All of the 19 economists surveyed expect the Reserve Bank of Australia (RBA) to leave the cash rate at a 49-year low of three per cent following its board meeting this Tuesday.
AMP Capital Investors senior economist Robert Cunneen said recent economic data and indicators of improved consumer and business confidence pointed to growth picking up in the second half of 2009.
“There’s no real impulse for the central bank to change at this point in time,” Mr Cunneen said.
The last change to the cash rate was in April, when the RBA delivered a 25 basis point cut.
The minutes of the June board meeting said the economic outlook was for a “fairly gradual expansion getting underway later in the year” despite spare capacity tending to increase and inflation tending to decline.
One indicator that suggested consumer confidence was growing was retail sales, which had risen for three months in a row.
Retail turnover rose 7.4 per cent between September last year and May compared with a paltry 0.4 per cent increase in the preceding eight months, as government cash handouts and low interest rates boosted disposable income.
National accounts data published on June 3, the day after last month’s RBA board meeting, showed Australia dodged recession in the March quarter when gross domestic product (GDP) advanced 0.4 per cent.
While the view was unanimous that there would be no move this month, market economists had differing views about the period ahead.
Economists at Citi expect the RBA to raise the cash rate 25 basis points in the December quarter and by a further 50 basis points in the first three months of 2010.
“The RBA has to take a 12- to 18-month forward view on the outlook for the economy,” Citi economists Josh Williamson and Paul Brennan said in a research note.
“By December, when we think the (RBA) board will decide to initiate the first tightening, it will need to be considering whether the current historically low level of interest rates, which were set for what seemed like a severe recession in Australia, is still appropriate.”
By contrast, AMP said the RBA would deliver a further 75 basis points worth of easing in the second half of calendar 2009.
“Financial markets have stabilised, however economic activity is probably going to weaken for both the June and the September quarter in particular,” AMP’s Mr Cunneen said.
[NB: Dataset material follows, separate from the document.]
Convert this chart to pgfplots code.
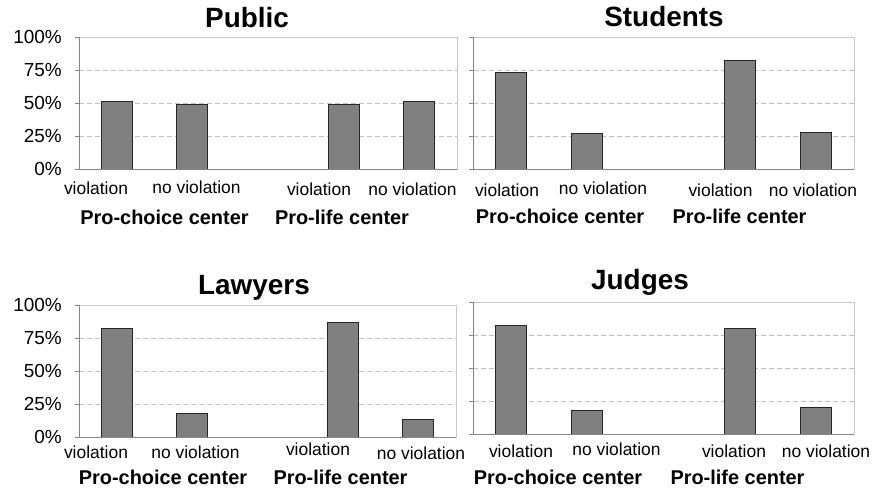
\documentclass[border=0pt]{standalone}
\usepackage{pgfplots}
\pgfplotsset{compat=1.18}
\usepackage{fontspec}
\setmainfont{Liberation Sans}
\definecolor{bargray}{RGB}{128,128,128}
\definecolor{axgray}{RGB}{134,134,134}
\definecolor{framegray}{RGB}{200,200,200}
\definecolor{gridgray}{RGB}{192,192,192}
\newcommand{\tl}{\fontsize{17.5}{20}\selectfont}
\newcommand{\gl}{\fontsize{20}{24}\selectfont\bfseries}
\newcommand{\ttl}{\fontsize{28}{32}\selectfont\bfseries}
\pgfplotsset{
  panel/.style={
    scale only axis, anchor=south west,
    xmin=-0.5, xmax=4.5, ymin=0, ymax=100,
    xtick=\empty,
    ytick={0,25,50,75,100},
    ytick pos=left, tick align=outside,
    major tick length=4bp,
    tick style={axgray, line width=0.6pt},
    ymajorgrids,
    grid style={gridgray, dash pattern=on 5bp off 3bp, line width=0.6pt},
    axis line style={framegray, line width=0.6pt},
    ybar, bar width=31bp,
    clip=false,
  },
  leftlabels/.style={
    yticklabels={0\%,25\%,50\%,75\%,100\%},
    yticklabel style={font=\fontsize{19}{22}\selectfont, inner sep=0pt, xshift=-13bp},
  },
  nolabels/.style={yticklabels={}},
  bars/.style={fill=bargray, draw=black!85, line width=0.9pt},
}
\begin{document}
\begin{tikzpicture}
\begin{scope}[x=1bp,y=1bp]
\useasboundingbox (0,0) rectangle (875,491);
\end{scope}

% Public
\begin{axis}[panel, leftlabels, at={(79bp,322bp)}, width=378bp, height=132bp]
\addplot[bars] coordinates {(0,51) (1,49) (3,49) (4,51)};
\draw[axgray, line width=0.7pt] (rel axis cs:0,1) -- (rel axis cs:0,0) -- (rel axis cs:1,0);
\end{axis}

% Students
\begin{axis}[panel, nolabels, at={(473bp,322bp)}, width=381bp, height=132bp]
\addplot[bars] coordinates {(0,73) (1,27) (3,82) (4,28)};
\draw[axgray, line width=0.7pt] (rel axis cs:0,1) -- (rel axis cs:0,0) -- (rel axis cs:1,0);
\end{axis}

% Lawyers
\begin{axis}[panel, leftlabels, at={(79bp,54bp)}, width=377bp, height=132bp]
\addplot[bars] coordinates {(0,82) (1,18) (3,87) (4,13)};
\draw[axgray, line width=0.7pt] (rel axis cs:0,1) -- (rel axis cs:0,0) -- (rel axis cs:1,0);
\end{axis}

% Judges
\begin{axis}[panel, nolabels, at={(473bp,57bp)}, width=381bp, height=132bp]
\addplot[bars] coordinates {(0,82) (1,18) (3,80) (4,20)};
\draw[axgray, line width=0.7pt] (rel axis cs:0,1) -- (rel axis cs:0,0) -- (rel axis cs:1,0);
\end{axis}

\begin{scope}[x=1bp,y=1bp]
% Titles
\node[anchor=base, inner sep=0pt, font=\ttl] at (247,463.7) {Public};
\node[anchor=base, inner sep=0pt, font=\ttl] at (664,464.3) {Students};
\node[anchor=base, inner sep=0pt, font=\ttl] at (254,196) {Lawyers};
\node[anchor=base, inner sep=0pt, font=\ttl] at (640,201) {Judges};

% Category labels
\begin{scope}[every node/.style={anchor=base, inner sep=0pt, font=\tl}]
\node at (96,296.7) {violation};
\node at (196.5,297) {no violation};
\node at (319,295.3) {violation};
\node at (412.5,295.3) {no violation};
\node at (507,294.3) {violation};
\node at (603,296) {no violation};
\node at (720.5,294.3) {violation};
\node at (813,294.3) {no violation};
\node at (96,32.7) {violation};
\node at (195.5,32.7) {no violation};
\node at (318,35) {violation};
\node at (421,31.7) {no violation};
\node at (521,33.7) {violation};
\node at (616.5,35.3) {no violation};
\node at (734,33.7) {violation};
\node at (826,33.7) {no violation};
\end{scope}

% Group labels
\begin{scope}[every node/.style={anchor=base, inner sep=0pt, font=\gl}]
\node at (164.5,266) {Pro-choice center};
\node at (342,266) {Pro-life center};
\node at (560,267) {Pro-choice center};
\node at (739.5,267) {Pro-life center};
\node at (163,6) {Pro-choice center};
\node at (340.5,6) {Pro-life center};
\node at (558,6) {Pro-choice center};
\node at (737.5,6) {Pro-life center};
\end{scope}
\end{scope}
\end{tikzpicture}
\end{document}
“In an environment where the economy is contracting and inflation pressures subsiding, there is scope for a further interest rate cut.”
The survey’s median forecast for the cash rate by the end of the March quarter of 2010 was 2.75 percent.
Commonwealth Bank of Australia (CBA) senior economist John Peters said the RBA and government had scope to do more should international conditions worsen.
“Most of the other advanced economies have shot all their bullets – they’ve got zero interest rates and they’ve blown their budgets to smithereens,” Mr Peters said.
“We’ve only got minuscule deficits compared to them in terms of percentage of GDP.”
But the RBA’s extra bullets were unlikely to be called upon, Mr Peters said.
The CBA had forecast that a 25 basis point cut in the September quarter had only a 60 to 40 per cent chance.